Multi-objective Exploration for Practical Optimization Decisions in Binary Translation

Abstract

In the design of mobile systems, hardware/software (HW/SW) co-design has important advantages by creating specialized hardware for the performance or power optimizations. Dynamic binary translation (DBT) is a key component in co-design. During the translation, a dynamic optimizer in the DBT system applies various software optimizations to improve the quality of the translated code. With dynamic optimization, optimization time is an exposed run-time overhead and useful analyses are often restricted due to their high costs. Thus, a dynamic optimizer needs to make smart decisions with limited analysis information, which complicates the design of optimization decision models and often causes failures in human-made heuristics. In mobile systems, this problem is even more challenging because of strict constraints on computing capabilities and memory size. To overcome the challenge, we investigate an opportunity to build practical optimization decision models for DBT by using machine learning techniques. As the first step, loop unrolling is chosen as the representative optimization. We base our approach on the industrial strength DBT infrastructure and conduct evaluation with 17,116 unrollable loops collected from 200 benchmarks and real-life programs across various domains.

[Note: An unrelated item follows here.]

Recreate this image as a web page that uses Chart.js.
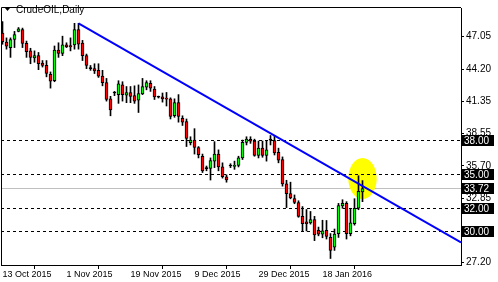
<!DOCTYPE html>
<html>
<head>
<meta charset="utf-8">
<title>CrudeOIL Daily</title>
<script src="https://cdn.jsdelivr.net/npm/chart.js@4.4.1/dist/chart.umd.min.js"></script>
<style>
  html, body { margin: 0; padding: 0; background: #fff; }
  #wrap { width: 498px; height: 282px; }
</style>
</head>
<body>
<div id="wrap"><canvas id="chart" width="498" height="282"></canvas></div>
<script>
// daily candles, 13 Oct 2015 .. 29 Jan 2016 (one entry per bar)
const opens = [
  47.37, 46.57, 46.09, 46.80, 47.51, 47.66, 46.46, 45.80, 45.18, 45.38,
  44.72, 44.52, 43.73, 43.18, 45.86, 45.57, 46.32, 46.26, 46.32, 47.66,
  46.49, 45.38, 44.24, 44.24, 44.09, 43.58, 43.01, 41.59, 42.10, 41.96,
  42.81, 41.90, 42.13, 41.87, 41.47, 42.02, 42.62, 42.96, 42.45, 41.73,
  41.76, 41.59, 41.59, 40.10, 41.25, 39.88, 39.59, 37.74, 37.97, 37.32,
  36.55, 35.46, 35.49, 36.12, 36.74, 35.61, 34.75, 35.69, 35.66, 35.74,
  36.40, 37.77, 38.03, 37.88, 36.63, 37.26, 36.63, 37.97, 37.92, 36.89,
  36.26, 34.12, 33.27, 32.84, 32.47, 31.27, 30.79, 30.70, 30.99, 30.05,
  29.71, 30.05, 29.42, 28.56, 29.76, 32.19, 32.41, 29.76, 30.62, 31.98,
  33.41
];
const highs = [
  48.37, 46.94, 46.94, 47.51, 47.85, 47.80, 46.66, 46.03, 45.80, 45.66,
  44.95, 44.95, 43.95, 46.23, 46.51, 47.09, 46.51, 46.94, 48.22, 48.22,
  46.72, 45.52, 44.52, 44.67, 44.67, 44.09, 43.38, 41.81, 42.24, 43.18,
  43.09, 42.67, 42.67, 42.73, 42.81, 43.38, 43.18, 43.18, 42.67, 41.83,
  42.10, 42.15, 41.68, 41.59, 41.96, 40.10, 39.82, 38.26, 38.97, 37.40,
  36.74, 35.69, 36.40, 37.83, 37.11, 35.97, 34.92, 35.89, 36.12, 36.55,
  37.97, 38.26, 38.26, 38.05, 37.88, 37.88, 37.88, 38.37, 38.39, 37.26,
  36.49, 34.44, 34.27, 33.15, 32.64, 32.13, 31.87, 31.70, 31.27, 30.33,
  30.93, 30.91, 29.76, 30.16, 32.41, 32.73, 32.56, 31.98, 32.82, 34.84,
  34.41
];
const lows = [
  46.38, 45.95, 45.23, 46.09, 47.47, 46.09, 45.23, 44.67, 44.80, 44.15,
  44.38, 43.52, 42.53, 43.09, 45.23, 45.38, 46.09, 45.80, 45.95, 45.95,
  44.95, 44.24, 44.09, 43.81, 43.47, 42.73, 41.39, 40.10, 41.87, 41.19,
  41.39, 41.25, 41.25, 41.19, 40.39, 41.96, 42.38, 42.24, 41.53, 41.66,
  41.30, 40.96, 39.82, 39.97, 39.54, 39.25, 37.40, 37.54, 36.74, 36.40,
  35.12, 35.27, 34.46, 35.55, 35.27, 34.63, 34.27, 35.55, 35.40, 35.61,
  36.26, 37.54, 37.68, 36.55, 36.40, 36.46, 36.12, 37.54, 36.66, 35.97,
  33.92, 32.04, 32.81, 32.38, 31.19, 29.99, 29.99, 30.59, 29.14, 29.56,
  29.39, 29.28, 27.57, 28.28, 29.42, 31.98, 29.28, 29.56, 30.50, 31.85,
  32.56
];
const closes = [
  46.60, 46.21, 46.80, 47.23, 47.74, 46.46, 45.74, 45.23, 45.38, 44.67,
  44.52, 43.81, 43.15, 45.86, 45.57, 46.32, 46.15, 46.15, 47.66, 46.38,
  45.38, 44.52, 44.24, 44.03, 43.58, 43.01, 41.53, 40.62, 42.10, 42.90,
  41.96, 42.13, 41.81, 41.39, 42.04, 42.67, 43.01, 42.53, 41.76, 41.73,
  41.59, 41.56, 40.05, 41.25, 40.05, 39.54, 38.11, 37.97, 37.32, 36.68,
  35.27, 35.46, 36.17, 36.74, 35.61, 34.75, 34.46, 35.69, 35.69, 36.40,
  37.77, 38.05, 37.88, 36.63, 37.26, 36.63, 37.11, 37.97, 36.83, 36.21,
  34.12, 33.27, 32.90, 32.50, 31.27, 30.62, 30.62, 30.99, 29.65, 29.71,
  29.99, 29.52, 28.28, 29.71, 32.21, 32.41, 29.76, 30.70, 31.98, 33.47,
  33.72
];

const dateTicks = [0, 16, 32, 48, 64, 80];
const dateLabels = ["13 Oct 2015", "1 Nov 2015", "19 Nov 2015", "9 Dec 2015", "29 Dec 2015", "18 Jan 2016"];
const priceTicks = [27.20, 30.00, 32.85, 35.70, 38.55, 41.35, 44.20, 47.05];
const levels = [38.00, 35.00, 32.00, 30.00];
const lastPrice = 33.72;
const trendStart = { x: 19, y: 48.22 };
const trendEnd = { x: 114.625, y: 28.98 };
const marker = { bar: 90, price: 34.6, barRadius: 3.55, priceRadius: 1.8 };
const titleText = "CrudeOIL,Daily";

const bodyColors = opens.map((o, i) => closes[i] > o ? "#00ff00" : (closes[i] < o ? "#ff0000" : "#000000"));

Chart.defaults.font.family = "'Liberation Sans', Arial, sans-serif";
Chart.defaults.color = "#000";

const decorations = {
  id: "decorations",
  beforeDatasetsDraw(chart) {
    const { ctx, chartArea, scales: { x, y } } = chart;
    ctx.save();
    // last price line
    const py = Math.round(y.getPixelForValue(lastPrice)) + 0.5;
    ctx.strokeStyle = "#c0c0c0";
    ctx.lineWidth = 1;
    ctx.beginPath();
    ctx.moveTo(chartArea.left, py);
    ctx.lineTo(chartArea.right, py);
    ctx.stroke();

    // yellow ellipse
    const cx = x.getPixelForValue(marker.bar);
    const cy = y.getPixelForValue(marker.price);
    const rx = Math.abs(x.getPixelForValue(marker.bar + marker.barRadius) - cx);
    const ry = Math.abs(y.getPixelForValue(marker.price + marker.priceRadius) - cy);
    ctx.fillStyle = "#ffff00";
    ctx.beginPath();
    ctx.ellipse(cx, cy, rx, ry, 0, 0, Math.PI * 2);
    ctx.fill();

    // support / resistance levels
    ctx.strokeStyle = "#000";
    ctx.setLineDash([3, 3]);
    levels.forEach(v => {
      const ly = Math.round(y.getPixelForValue(v)) + 0.5;
      ctx.beginPath();
      ctx.moveTo(chartArea.left, ly);
      ctx.lineTo(chartArea.right, ly);
      ctx.stroke();
    });
    ctx.restore();
  },
  afterDraw(chart) {
    const { ctx, chartArea, scales: { y } } = chart;
    ctx.save();
    // frame left + top
    ctx.strokeStyle = "#000";
    ctx.lineWidth = 1;
    ctx.beginPath();
    ctx.moveTo(chartArea.left + 0.5, chartArea.bottom);
    ctx.lineTo(chartArea.left + 0.5, chartArea.top - 0.5);
    ctx.lineTo(chartArea.right, chartArea.top - 0.5);
    ctx.stroke();

    // price boxes on the right axis
    ctx.font = "10px 'Liberation Sans', Arial, sans-serif";
    ctx.textBaseline = "middle";
    ctx.textAlign = "left";
    levels.concat([lastPrice]).forEach(v => {
      const by = Math.round(y.getPixelForValue(v));
      ctx.fillStyle = "#000";
      ctx.fillRect(chartArea.right + 1, by - 5, 32, 11);
      ctx.fillStyle = "#fff";
      ctx.fillText(v.toFixed(2), chartArea.right + 3, by + 1);
    });

    // title
    ctx.fillStyle = "#000";
    ctx.beginPath();
    ctx.moveTo(5, 8);
    ctx.lineTo(10, 8);
    ctx.lineTo(7.5, 11);
    ctx.closePath();
    ctx.fill();
    ctx.fillText(titleText, 16, 10);
    ctx.restore();
  }
};

new Chart(document.getElementById("chart"), {
  type: "bar",
  data: {
    datasets: [
      {
        type: "line",
        data: [trendStart, trendEnd],
        borderColor: "#0000ff",
        borderWidth: 2,
        pointRadius: 0,
        order: 0,
      },
      {
        data: opens.map((o, i) => ({ x: i, y: [o, closes[i]] })),
        backgroundColor: bodyColors,
        borderColor: "#000",
        borderWidth: 1,
        borderSkipped: false,
        barThickness: 3,
        minBarLength: 1,
        grouped: false,
        order: 1,
      },
      {
        data: lows.map((l, i) => ({ x: i, y: [l, highs[i]] })),
        backgroundColor: "#000",
        barThickness: 1,
        grouped: false,
        order: 2,
      },
    ],
  },
  options: {
    responsive: false,
    animation: false,
    devicePixelRatio: 1,
    layout: { padding: { left: 1, top: 1, right: 0, bottom: 0 } },
    plugins: {
      legend: { display: false },
      tooltip: { enabled: false },
    },
    scales: {
      x: {
        type: "linear",
        min: -0.375,
        max: 114.625,
        offset: false,
        afterBuildTicks: (s) => { s.ticks = dateTicks.map(v => ({ value: v })); },
        afterFit: (s) => { s.height = 17; },
        ticks: {
          autoSkip: false,
          maxRotation: 0,
          align: "start",
          padding: 0,
          font: { size: 9 },
          color: "#000",
          callback: (v) => dateLabels[dateTicks.indexOf(v)],
        },
        grid: { drawOnChartArea: false, tickLength: 4, color: "#000" },
        border: { display: true, color: "#000" },
      },
      y: {
        position: "right",
        min: 27.0,
        max: 49.564,
        afterBuildTicks: (s) => { s.ticks = priceTicks.map(v => ({ value: v })); },
        afterFit: (s) => { s.width = 37; },
        ticks: {
          autoSkip: false,
          padding: 2,
          font: { size: 10 },
          color: "#000",
          callback: (v) => v.toFixed(2),
        },
        grid: { drawOnChartArea: false, tickLength: 3, color: "#000" },
        border: { display: true, color: "#000" },
      },
    },
  },
  plugins: [decorations],
});
</script>
</body>
</html>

By utilizing all available features that are potentially important for loop unrolling decision, we identify the best classification algorithm for our infrastructure with consideration for both prediction accuracy and cost. The greedy feature selection algorithm is then applied to the classification algorithm to distinguish its significant features and cut down the feature space. By maintaining significant features only, the best affordable classifier, which satisfies the budgets allocated to the decision process, shows 74.5% of prediction accuracy for the optimal unroll factor and realizes an average 20.9% reduction in dynamic instruction count during the steady-state translated code execution. For comparison, the best baseline heuristic achieves 46.0% prediction accuracy with an average 13.6% instruction count reduction. Given that the infrastructure is already highly optimized and the ideal upper bound for instruction reduction is observed at 23.8%, we believe this result is noteworthy.